Células usam pistas do ambiente para migrar e formar tecidos

Um novo estudo revela como as células adaptam a sua rigidez em resposta ao ambiente para migrarem coletivamente. Os resultados poderão ter impacto na compreensão de processos como o desenvolvimento embrionário, a regeneração, e a disseminação do cancro.
16 ago 2022

O ambiente no interior de um embrião em desenvolvimento é extremamente dinâmico, com células a viajar de forma coordenada até aos locais onde irão desempenhar funções específicas. Movendo-se individualmente ou em aglomerados, num processo conhecido por migração coletiva de células, estas alcançam o seu destino para eventualmente formar os diferentes tecidos e órgãos do corpo.

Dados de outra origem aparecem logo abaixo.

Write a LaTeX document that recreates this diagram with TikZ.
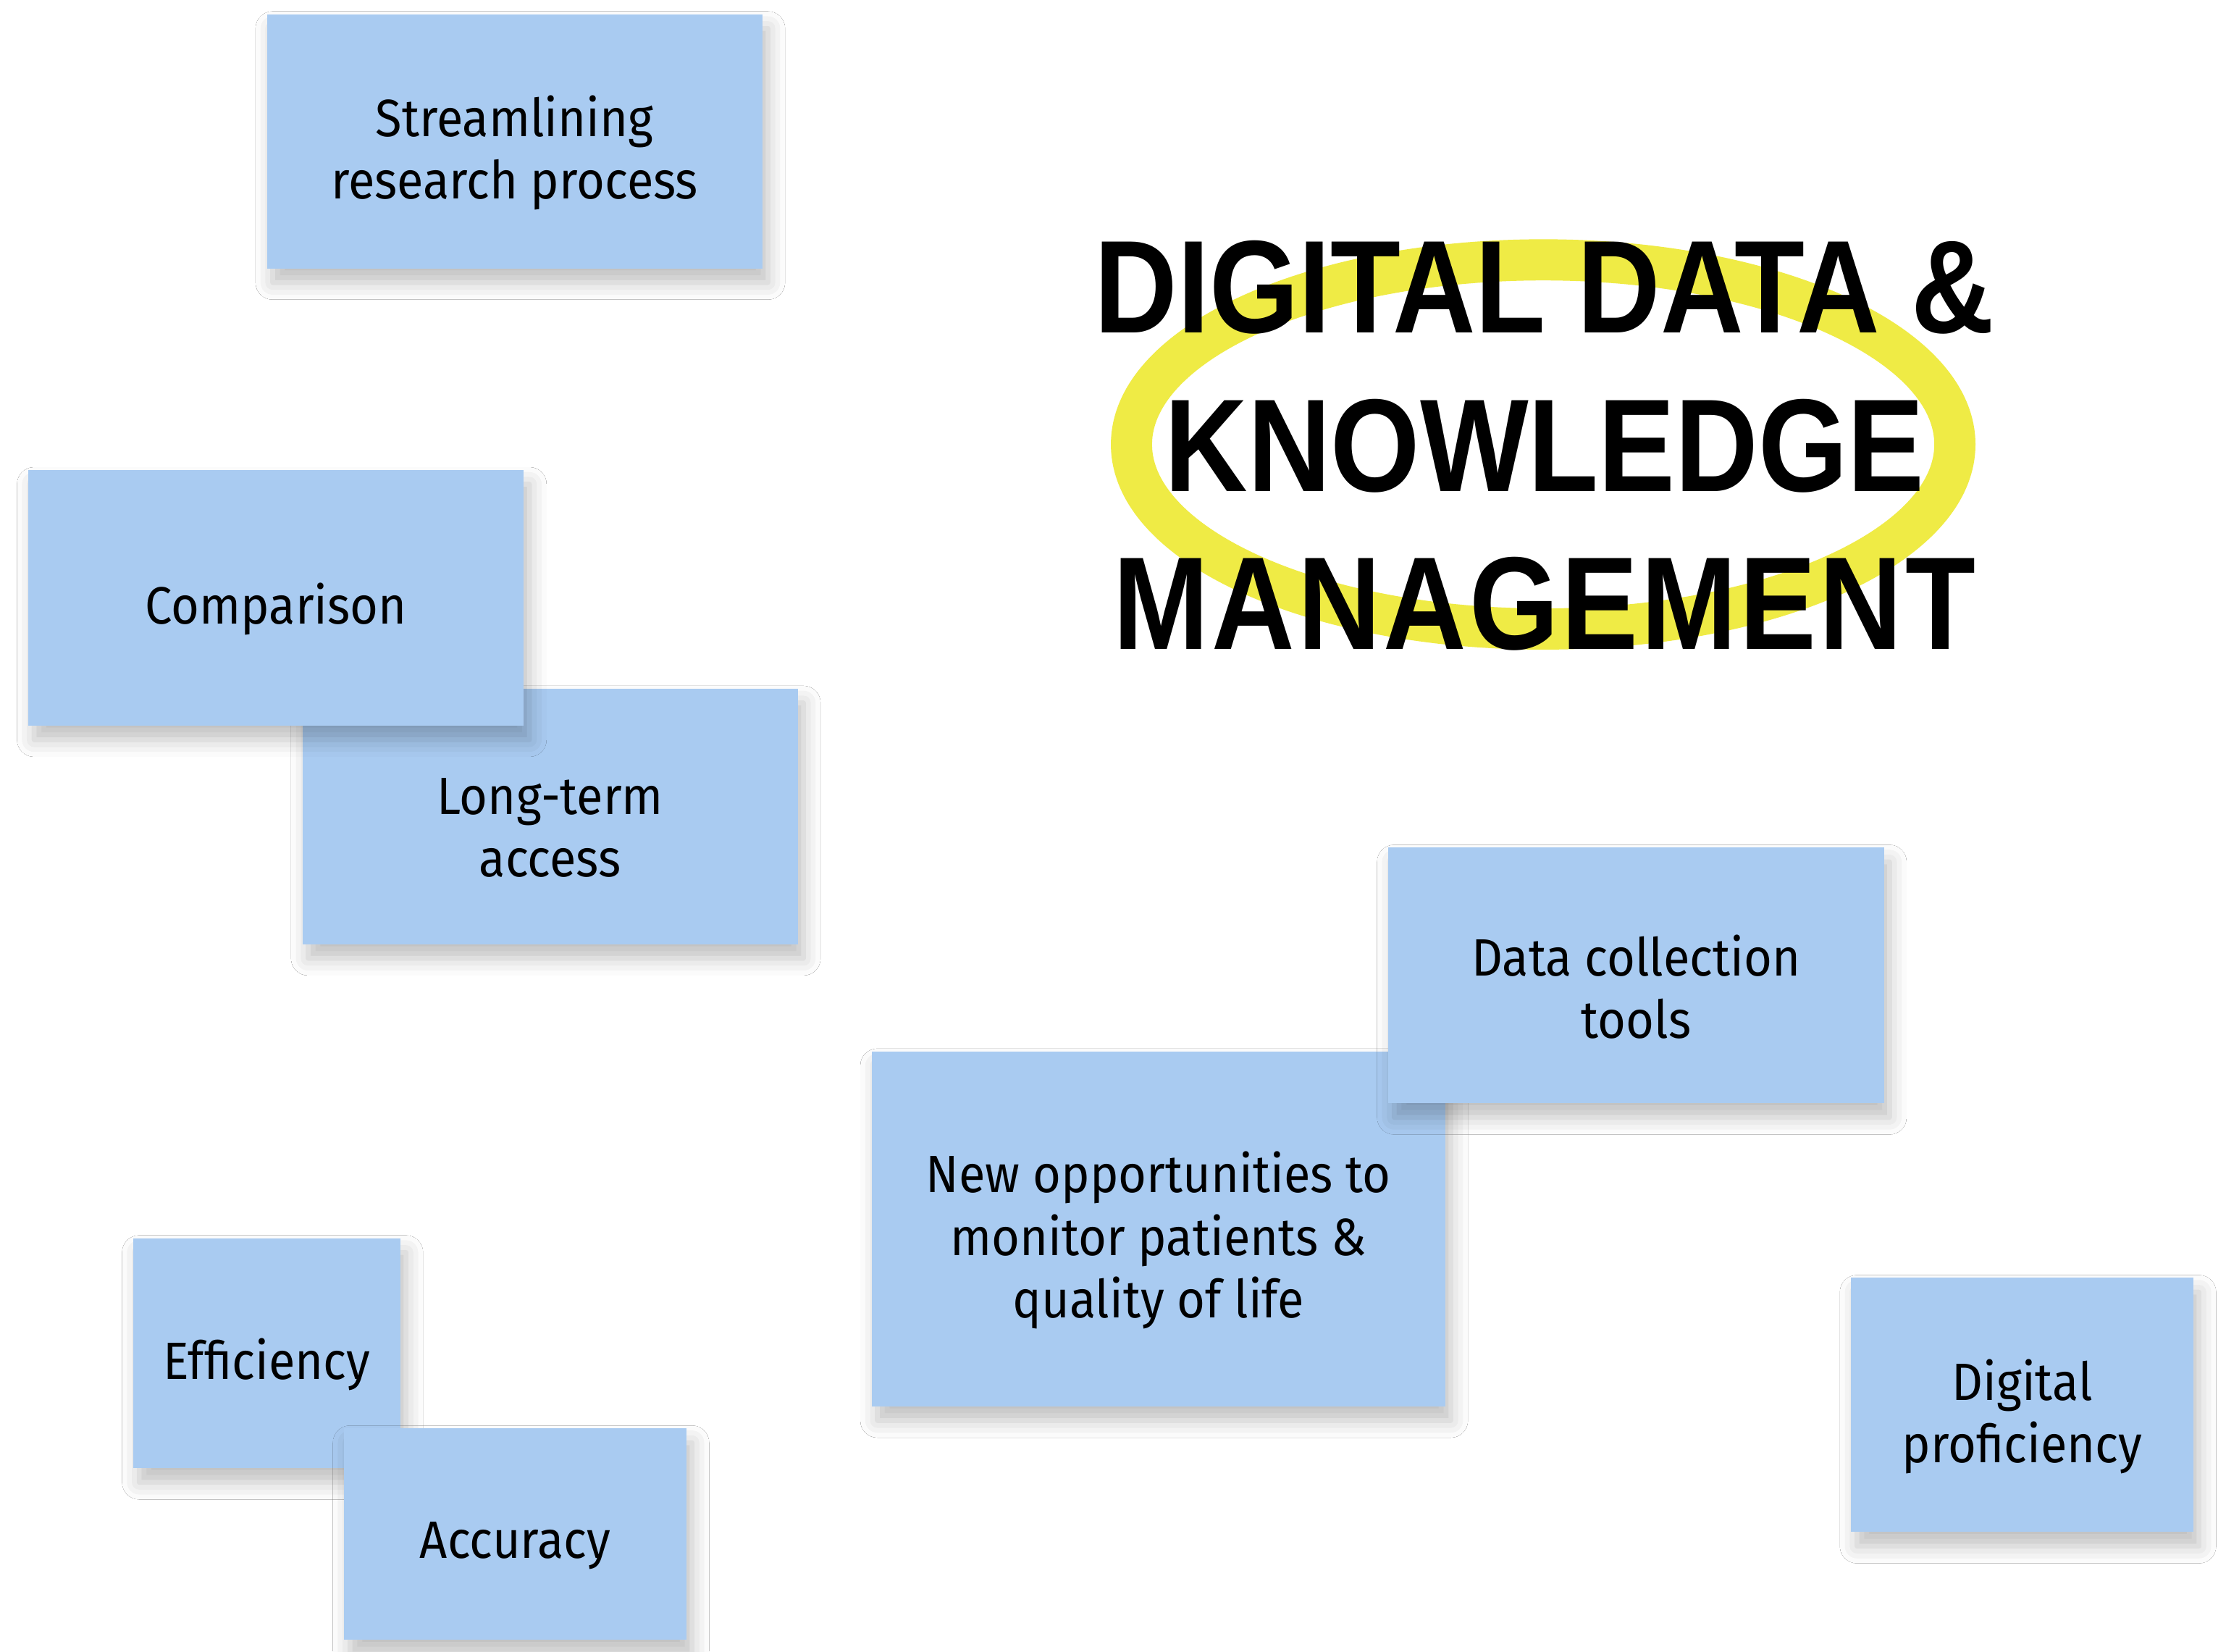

Mas o que desencadeia e direciona o movimento de múltiplas células de uma forma tão coordenada?

Para migrar, as células dependem de pistas químicas e físicas da superfície que usam como substrato. Estudos realizados em caixas de Petri sugerem que superfícies mais rígidas favorecem a migração celular, enquanto superfícies mais maleáveis não o permitem. Assim, ainda está por descobrir se as células adaptam as suas propriedades mecânicas às superfícies quando migram no cenário dinâmico e complexo de um organismo vivo e como.

Para abordar estas questões, investigadores do laboratório de Elias Barriga no Instituto Gulbenkian de Ciência (IGC) estudaram a interação entre células que formam várias estruturas da cabeça e do rosto e o seu substrato em embriões de rãs. Ao recorrer a um tipo especial de microscópio (microscópio de força atómica), os investigadores puderam medir a rigidez das células e dos seus respetivos substratos em fases migratórias e não-migratórias.

Antes destas experiências, os cientistas julgavam que as células em migração mimetizavam as propriedades elásticas das superfícies em que se encontravam. Mas este estudo, publicado na Nature Materials, veio demonstrar que, pelo contrário, as células tornam-se mais maleáveis quando a sua superfície migratória se torna mais rígida.

Para explorarem o impacto das propriedades elásticas das células na sua migração, os autores integraram os dados obtidos num modelo computacional tridimensional desenvolvido pelo grupo de Abdul Malmi-Kakkada da Augusta University, EUA. Ao combinar este modelo com experiências de biofísica, os autores descobriram que os aglomerados celulares se movimentam mais eficazmente quando a razão entre a rigidez do substrato e da célula é maior. Isto é, se as células de um aglomerado são significativamente mais rígidas que o seu substrato, estas não conseguem migrar. Para esse efeito têm, primeiro, que reduzir a sua rigidez. Então como é que as células adaptam as suas propriedades para se moverem no interior do embrião?

Os investigadores descobriram que as células avaliam a rigidez do ambiente através de um canal específico na sua membrana, chamado Piezo1. Isto, por sua vez, despoleta a modificação do esqueleto das células, permitindo-lhes ajustar as suas propriedades mecânicas e dar início à migração coletiva no embrião. Um resultado impressionante do estudo é que a modificação desta proteína, e a consequente redução da rigidez celular, é suficiente para que as células migrem independentemente do tipo de substrato em que se encontram. “Isto é relevante porque os substratos rígidos eram tipicamente descritos como superfícies permissivas à migração. Por outras palavras, os cientistas assumiam que quando o substrato de migração das células evoluía de maleável para rígido, as células passavam de andar na neve a correr no asfalto”, explica Elias Barriga. “Ao invés, os nossos dados mostram que o substrato tem um papel elucidativo, mostrando às células que devem diminuir a sua rigidez para migrar. Como mostrado no estudo, assim que um aglomerado de células diminui a sua rigidez, este consegue migrar independentemente do seu substrato”, acrescenta.

Estas descobertas poderão ter impacto na nossa compreensão de diversas situações em que a migração coletiva está envolvida. Para além do desenvolvimento embrionário, este tipo de movimento ocorre também quando os tecidos são reparados ou quando o cancro metastiza. Explorar estas novas observações poderá ajudar os cientistas a compreender a migração de células cancerígenas, que ocorre frequentemente em tecidos menos rígidos.